Retinitis Pigmentosa

Simulation image of how retinitis pigmentosa affects vision. The scene is restricted to a circle in the centre, with the remaining scene blacked out.

What is Retinitis Pigmentosa?

Retinitis Pigmentosa (RP) is a genetic eye condition that causes cells in the light-sensitive retina, located at the back of the eye, to degenerate slowly and progressively. The condition can vary greatly. While many people with RP retain limited vision throughout their lives, others will lose their sight completely.

These images give an impression of what someone with Retinitis Pigmentosa may see compared to someone with normal vision.
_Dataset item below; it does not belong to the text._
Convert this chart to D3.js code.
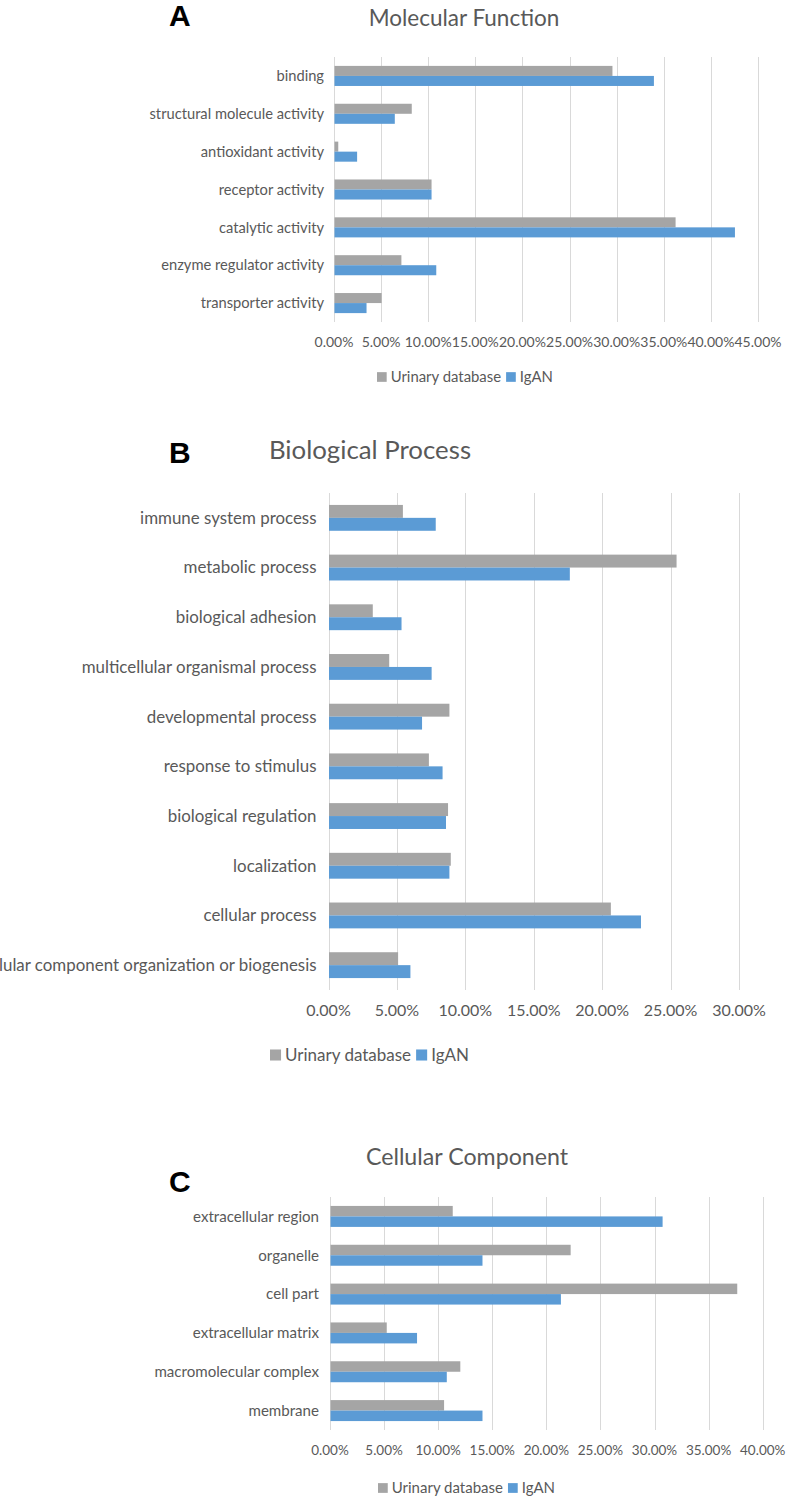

Click below to download the full Accessible Fact Sheets for Retinitis Pigmentosa:

Accessible Word version (Word, 516KB) - Retinitis Pigmentosa

Accessible PDF version (PDF, 81KB) - Retinitis Pigmentosa

What are the symptoms?

Generally, symptoms develop between the ages of 10 and 30 years. Some of the first symptoms may include the following:

  • difficulty seeing at night (night-blindness) or in dimly lit areas
  • a narrowing field of vision
  • light and glare sensitivity

Who is at risk?

RP is an hereditary disease that generally occurs in people that have a family history of the condition.

Can it be treated?

There is currently no standard treatment or therapy for RP. However, scientists have isolated several genes responsible for the disease and research is being done on stem cell and gene therapy.